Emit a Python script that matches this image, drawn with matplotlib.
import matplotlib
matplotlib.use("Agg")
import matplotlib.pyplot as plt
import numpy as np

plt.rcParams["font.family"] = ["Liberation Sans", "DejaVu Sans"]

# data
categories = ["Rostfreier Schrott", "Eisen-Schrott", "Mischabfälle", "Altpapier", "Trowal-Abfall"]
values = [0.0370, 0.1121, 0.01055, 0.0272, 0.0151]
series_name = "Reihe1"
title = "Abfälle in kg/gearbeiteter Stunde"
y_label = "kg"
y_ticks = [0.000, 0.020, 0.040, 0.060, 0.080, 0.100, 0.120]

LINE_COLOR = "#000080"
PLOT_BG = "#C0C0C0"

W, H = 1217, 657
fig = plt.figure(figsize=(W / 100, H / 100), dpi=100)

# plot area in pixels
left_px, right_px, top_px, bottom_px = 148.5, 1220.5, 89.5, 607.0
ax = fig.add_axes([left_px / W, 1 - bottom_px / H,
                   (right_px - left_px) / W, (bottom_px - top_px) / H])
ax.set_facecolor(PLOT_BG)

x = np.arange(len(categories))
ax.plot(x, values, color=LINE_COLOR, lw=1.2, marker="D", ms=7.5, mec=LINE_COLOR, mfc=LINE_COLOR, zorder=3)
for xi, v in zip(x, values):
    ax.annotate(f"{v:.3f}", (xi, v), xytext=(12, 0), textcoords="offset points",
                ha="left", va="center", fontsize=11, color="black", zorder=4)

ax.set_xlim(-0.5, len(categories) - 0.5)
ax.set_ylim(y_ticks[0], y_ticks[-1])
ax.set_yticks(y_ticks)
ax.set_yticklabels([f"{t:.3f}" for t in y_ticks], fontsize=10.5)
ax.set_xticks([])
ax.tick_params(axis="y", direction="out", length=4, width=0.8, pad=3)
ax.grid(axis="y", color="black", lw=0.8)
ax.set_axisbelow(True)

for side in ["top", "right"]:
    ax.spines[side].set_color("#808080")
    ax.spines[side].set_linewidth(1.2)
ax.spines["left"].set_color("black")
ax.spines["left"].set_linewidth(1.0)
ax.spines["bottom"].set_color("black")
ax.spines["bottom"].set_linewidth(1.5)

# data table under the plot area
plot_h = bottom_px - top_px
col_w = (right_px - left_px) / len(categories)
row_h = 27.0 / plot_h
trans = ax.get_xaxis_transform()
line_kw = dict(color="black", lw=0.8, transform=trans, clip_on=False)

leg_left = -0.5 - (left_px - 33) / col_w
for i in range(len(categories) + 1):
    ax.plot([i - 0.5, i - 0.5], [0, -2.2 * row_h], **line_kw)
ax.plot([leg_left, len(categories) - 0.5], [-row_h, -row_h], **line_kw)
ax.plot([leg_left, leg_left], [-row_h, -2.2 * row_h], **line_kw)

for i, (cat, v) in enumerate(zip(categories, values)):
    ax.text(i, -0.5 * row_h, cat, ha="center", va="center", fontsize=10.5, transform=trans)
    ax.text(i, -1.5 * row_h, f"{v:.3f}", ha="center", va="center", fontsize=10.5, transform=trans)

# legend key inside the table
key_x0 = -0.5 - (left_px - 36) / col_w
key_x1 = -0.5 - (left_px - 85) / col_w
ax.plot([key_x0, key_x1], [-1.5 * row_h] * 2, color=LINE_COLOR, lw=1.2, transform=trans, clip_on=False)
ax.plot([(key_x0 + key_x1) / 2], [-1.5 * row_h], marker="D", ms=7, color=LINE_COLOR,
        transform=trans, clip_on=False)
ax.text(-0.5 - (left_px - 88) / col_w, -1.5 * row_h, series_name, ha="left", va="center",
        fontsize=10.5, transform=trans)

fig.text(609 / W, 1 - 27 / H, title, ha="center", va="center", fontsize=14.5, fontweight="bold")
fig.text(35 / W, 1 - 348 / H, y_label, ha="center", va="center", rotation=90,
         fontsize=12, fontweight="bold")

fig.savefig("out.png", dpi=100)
----
Written instruction - Produce an exact copy of the whole listing.

Solution below -
Emit a Python script that matches this image, drawn with matplotlib.
import matplotlib
matplotlib.use("Agg")
import matplotlib.pyplot as plt
import numpy as np

plt.rcParams["font.family"] = ["Liberation Sans", "DejaVu Sans"]

# data
categories = ["Rostfreier Schrott", "Eisen-Schrott", "Mischabfälle", "Altpapier", "Trowal-Abfall"]
values = [0.0370, 0.1121, 0.01055, 0.0272, 0.0151]
series_name = "Reihe1"
title = "Abfälle in kg/gearbeiteter Stunde"
y_label = "kg"
y_ticks = [0.000, 0.020, 0.040, 0.060, 0.080, 0.100, 0.120]

LINE_COLOR = "#000080"
PLOT_BG = "#C0C0C0"

W, H = 1217, 657
fig = plt.figure(figsize=(W / 100, H / 100), dpi=100)

# plot area in pixels
left_px, right_px, top_px, bottom_px = 148.5, 1220.5, 89.5, 607.0
ax = fig.add_axes([left_px / W, 1 - bottom_px / H,
                   (right_px - left_px) / W, (bottom_px - top_px) / H])
ax.set_facecolor(PLOT_BG)

x = np.arange(len(categories))
ax.plot(x, values, color=LINE_COLOR, lw=1.2, marker="D", ms=7.5, mec=LINE_COLOR, mfc=LINE_COLOR, zorder=3)
for xi, v in zip(x, values):
    ax.annotate(f"{v:.3f}", (xi, v), xytext=(12, 0), textcoords="offset points",
                ha="left", va="center", fontsize=11, color="black", zorder=4)

ax.set_xlim(-0.5, len(categories) - 0.5)
ax.set_ylim(y_ticks[0], y_ticks[-1])
ax.set_yticks(y_ticks)
ax.set_yticklabels([f"{t:.3f}" for t in y_ticks], fontsize=10.5)
ax.set_xticks([])
ax.tick_params(axis="y", direction="out", length=4, width=0.8, pad=3)
ax.grid(axis="y", color="black", lw=0.8)
ax.set_axisbelow(True)

for side in ["top", "right"]:
    ax.spines[side].set_color("#808080")
    ax.spines[side].set_linewidth(1.2)
ax.spines["left"].set_color("black")
ax.spines["left"].set_linewidth(1.0)
ax.spines["bottom"].set_color("black")
ax.spines["bottom"].set_linewidth(1.5)

# data table under the plot area
plot_h = bottom_px - top_px
col_w = (right_px - left_px) / len(categories)
row_h = 27.0 / plot_h
trans = ax.get_xaxis_transform()
line_kw = dict(color="black", lw=0.8, transform=trans, clip_on=False)

leg_left = -0.5 - (left_px - 33) / col_w
for i in range(len(categories) + 1):
    ax.plot([i - 0.5, i - 0.5], [0, -2.2 * row_h], **line_kw)
ax.plot([leg_left, len(categories) - 0.5], [-row_h, -row_h], **line_kw)
ax.plot([leg_left, leg_left], [-row_h, -2.2 * row_h], **line_kw)

for i, (cat, v) in enumerate(zip(categories, values)):
    ax.text(i, -0.5 * row_h, cat, ha="center", va="center", fontsize=10.5, transform=trans)
    ax.text(i, -1.5 * row_h, f"{v:.3f}", ha="center", va="center", fontsize=10.5, transform=trans)

# legend key inside the table
key_x0 = -0.5 - (left_px - 36) / col_w
key_x1 = -0.5 - (left_px - 85) / col_w
ax.plot([key_x0, key_x1], [-1.5 * row_h] * 2, color=LINE_COLOR, lw=1.2, transform=trans, clip_on=False)
ax.plot([(key_x0 + key_x1) / 2], [-1.5 * row_h], marker="D", ms=7, color=LINE_COLOR,
        transform=trans, clip_on=False)
ax.text(-0.5 - (left_px - 88) / col_w, -1.5 * row_h, series_name, ha="left", va="center",
        fontsize=10.5, transform=trans)

fig.text(609 / W, 1 - 27 / H, title, ha="center", va="center", fontsize=14.5, fontweight="bold")
fig.text(35 / W, 1 - 348 / H, y_label, ha="center", va="center", rotation=90,
         fontsize=12, fontweight="bold")

fig.savefig("out.png", dpi=100)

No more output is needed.